Async messaging, it’s one of those things you come across once you start to hit any kind of traffic in an application where you don’t want to (or simply can’t!) process certain tasks whilst the user is waiting. Years ago, I bumped into this problem when I noticed some parts of my web app (Secret Santa) was processing emails, which meant that every one else was blocked from using the website! It was my first ever app I wrote and one I did completely by myself without any outside help. I was naive and I learned very quickly about asynchronous messaging.
Why Async Messaging?
My first interaction with async messages was with a fabulous library in my rails app called Sidekiq, which leveraged redis to put messages into a temporary place which could then be used to process later. With the advent of cloud computing, there are now many more options to do this, far more easily as well as reduce compute requirements for processing relatively simple tasks. Previously I needed to run a linux server which has multiple CPU cores to process web traffic as well as processing alternate jobs such as sending emails. Now, I can throw the email sending task into a queue to be processed separately from the web service, reducing the size of the web server since it doesn’t always need to have available compute just in case it gets busy. This is the beauty of “serverless” where you offload some tasks to functions or whatever to process only when you need it to, not have something on all the time “just in case”.

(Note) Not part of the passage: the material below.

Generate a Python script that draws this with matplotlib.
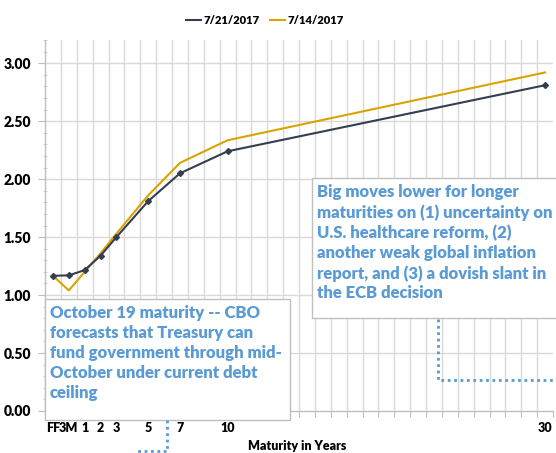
import matplotlib
matplotlib.use("Agg")
import matplotlib.pyplot as plt
from matplotlib.patches import Rectangle
from matplotlib.lines import Line2D
import numpy as np

plt.rcParams['font.family'] = ['Lato', 'DejaVu Sans']

# Data
maturity_pos = [-1, 0, 1, 2, 3, 5, 7, 10, 30]
maturity_labels = ["FF", "3M", "1", "2", "3", "5", "7", "10", "30"]
yield_0721 = [1.166, 1.17, 1.215, 1.34, 1.50, 1.81, 2.05, 2.24, 2.81]
yield_0714 = [1.166, 1.04, 1.20, 1.36, 1.53, 1.86, 2.14, 2.335, 2.92]
series_labels = ["7/21/2017", "7/14/2017"]

note_right = ("Big moves lower for longer\nmaturities on (1) uncertainty on\n"
              "U.S. healthcare reform, (2)\nanother weak global inflation\n"
              "report, and (3) a dovish slant in\nthe ECB decision")
note_left = ("October 19 maturity -- CBO\nforecasts that Treasury can\n"
             "fund government through mid-\nOctober under current debt\nceiling")

W, H = 556, 453
fig = plt.figure(figsize=(W / 100, H / 100), dpi=100)

def fx(px):
    return px / W

def fy(py):
    return 1 - py / H

L, R, T, B = 45, 553, 40, 411
ax = fig.add_axes([fx(L), fy(B), fx(R) - fx(L), fy(T) - fy(B)])

navy = "#333F50"
gold = "#D9A300"
blue = "#5B9BD5"

ax.set_xlim(-1.5, 30.5)
ax.set_ylim(0, 3.2)

# gridlines
for g in np.arange(-0.5, 30.5, 1.0):
    ax.axvline(g, color="#D9D9D9", lw=1, zorder=0)
for g in np.arange(0.5, 3.01, 0.5):
    ax.axhline(g, color="#D9D9D9", lw=1, zorder=0)

ax.plot(maturity_pos, yield_0721, color=navy, lw=1.5, marker="D", ms=3, zorder=3)
ax.plot(maturity_pos, yield_0714, color=gold, lw=1.5, zorder=2)

for s in ["top", "right"]:
    ax.spines[s].set_visible(False)
for s in ["left", "bottom"]:
    ax.spines[s].set_color("#BFBFBF")
    ax.spines[s].set_linewidth(1)

ax.set_yticks(np.arange(0, 3.01, 0.5))
ax.set_yticklabels([f"{v:.2f}" for v in np.arange(0, 3.01, 0.5)],
                   fontsize=10, fontweight="heavy")
ax.set_yticks(np.arange(0, 3.21, 0.1), minor=True)
ax.tick_params(axis="y", which="major", length=5, color="#BFBFBF", direction="out", pad=5)
ax.tick_params(axis="y", which="minor", length=3, color="#BFBFBF", direction="inout")

ax.set_xticks(np.arange(-1.5, 30.6, 1.0))
ax.set_xticklabels([])
ax.tick_params(axis="x", which="major", length=4, color="#BFBFBF", direction="out")

for p, lab in zip(maturity_pos, maturity_labels):
    ax.text(p, -0.15, lab, ha="center", va="center", fontsize=9,
            fontweight="heavy", transform=ax.transData, clip_on=False)

fig.text(fx(297), fy(446), "Maturity in Years", ha="center", va="center",
         fontsize=9, fontweight="heavy")

# legend
handles = [Line2D([], [], color=navy, lw=1.5), Line2D([], [], color=gold, lw=1.5)]
fig.legend(handles, series_labels, loc="center", bbox_to_anchor=(fx(265), fy(20)),
           ncol=2, frameon=False, prop={"weight": "heavy", "size": 8},
           handlelength=1.3, handletextpad=0.2, columnspacing=1.0)

# annotation boxes
def box(x0, y0, x1, y1):
    fig.patches.append(Rectangle((fx(x0), fy(y1)), fx(x1) - fx(x0), fy(y0) - fy(y1),
                                 transform=fig.transFigure, facecolor="white",
                                 edgecolor="#BFBFBF", lw=1, zorder=5))

box(312, 178, 560, 318)
fig.text(fx(317), fy(184), note_right, ha="left", va="top", color=blue,
         fontsize=12, fontweight="heavy", linespacing=1.3, zorder=6)

box(45, 299, 290, 420)
fig.text(fx(50), fy(305), note_left, ha="left", va="top", color=blue,
         fontsize=12, fontweight="heavy", linespacing=1.3, zorder=6)

# dotted connectors
dot = dict(color=blue, lw=2, linestyle=(0, (1, 1.3)), transform=fig.transFigure, zorder=6)
fig.lines.append(Line2D([fx(438), fx(438), fx(556)], [fy(319), fy(380), fy(380)], **dot))
fig.lines.append(Line2D([fx(167), fx(167), fx(136)], [fy(420), fy(451), fy(451)], **dot))

fig.savefig("out.png", dpi=100)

Each cloud provider has their own native services to handle this kinda stuff, for example AWS has SNS or SQS and on Google Cloud there’s a number of options but the two I’d like to talk about today are Cloud Tasks and Cloud PubSub. On the face of it, they kinda achieve the same thing, async messaging, but importantly, they go about it in different ways.
PubSub
Much has been said already about PubSub, and you’ll find it in a bunch of tutorials and videos, and if you’re not sure which one to choose and you don’t already have a messaging system in place to handle messages, PubSub is probably the one you want. But at a high level, let’s examine the main differences, and why you might want to choose one or the other.
As the name might suggest in Cloud PubSub there’s a concept of a publisher and a subscriber. The publisher is able to communicate with the subscribers anonymously and asynchronously by publishing an event to another concept called a topic. A topic is something that can have multiple subscribers to it which have different responsibilities.
For example you could have a shopping cart service publish an event saying “purchase completed” to a topic with information about that purchase and there might be multiple subscribers to that topic which do different things like sending a confirmation email to the customer with a receipt, sending the order to the warehouse for shipping and notifying some sort of internal analytics that a purchase has been made. The subscribers to the topic don’t need to know who sent the message or even care who sent it, they just care that there’s a message for them to process so that their work can be done. If you’re interested in reading more and seeing other common use cases of Cloud PubSub, there’s some examples here.
Cloud Tasks
Google’s docs page describes Cloud Tasks as “letting you separate out pieces of work that can be performed independently outside of your main application flow, and send them off to be processed…” sounds similar right? Well that’s because it is similar. Cloud tasks main difference is that async messages are not anonymous. That means that the handler of the task needs to know about the sender of the task. Ok, so what!? Well what that means is that if you have some work that needs to be done by your application which is time consuming, and you don’t want your user to wait, then Cloud Tasks can fit well here.
Let’s use an example. If your application would normally do some work which might take a while, let’s say someone wants to download a complicated report about their usage data. If that report is complicated, takes a while (eg, 10-30 seconds or something), and you suddenly get several requests for that kind or work then you might run the risk that your service would become locked up and unavailable whilst it’s processing all those requests. Instead, you could use Cloud Tasks for this and tell your users that they’ll be emailed a report. The difference here is that the task queue can smooth out the work required, but also each task has context and headers in it that need to come from the task creator. It’s like the app is calling some other service but in a delayed fashion and it’s decoupled from the app itself. If that makes sense. Sort of a way of saying “here’s my request (task), it came from me (headers), do it when you can (async)”.
Oh yeah, and the handler of a Cloud Task needs to be able to receive PUT or POST http methods, since that’s what the API will accept.
Comparison
In short, both can achieve asynchronous messaging. It’s just how they go about it. Google say that Cloud Tasks can provide tools for queue and task management which you can’t get with PubSub such as scheduling specific delivery times, delivery rate controls and configurable retries among a few others.
Rather than regurgitate verbatim from Google’s docs about the differences, there’s a neat table they have over on their docs about how to choose.
Honourable mention: Kafka
You’ve probably heard about Kafka, and I think it deserves a mention in this post, since it’s a choice many use in async messaging given its popularity and open source nature. Apache Kafka and Google Cloud Pub/Sub offer different strengths for async messaging. Kafka is really good in complex, high-throughput scenarios, giving fine-grained control over data management. Google’s Pub/Sub prioritises simplicity and scalability within the Google Cloud ecosystem, ideal for cloud-native applications. In general, you might choose Kafka if you need extensive control and customisation, but you’d go with Pub/Sub for easier integration and managed scalability as part of Google Cloud’s ecosystem and offering.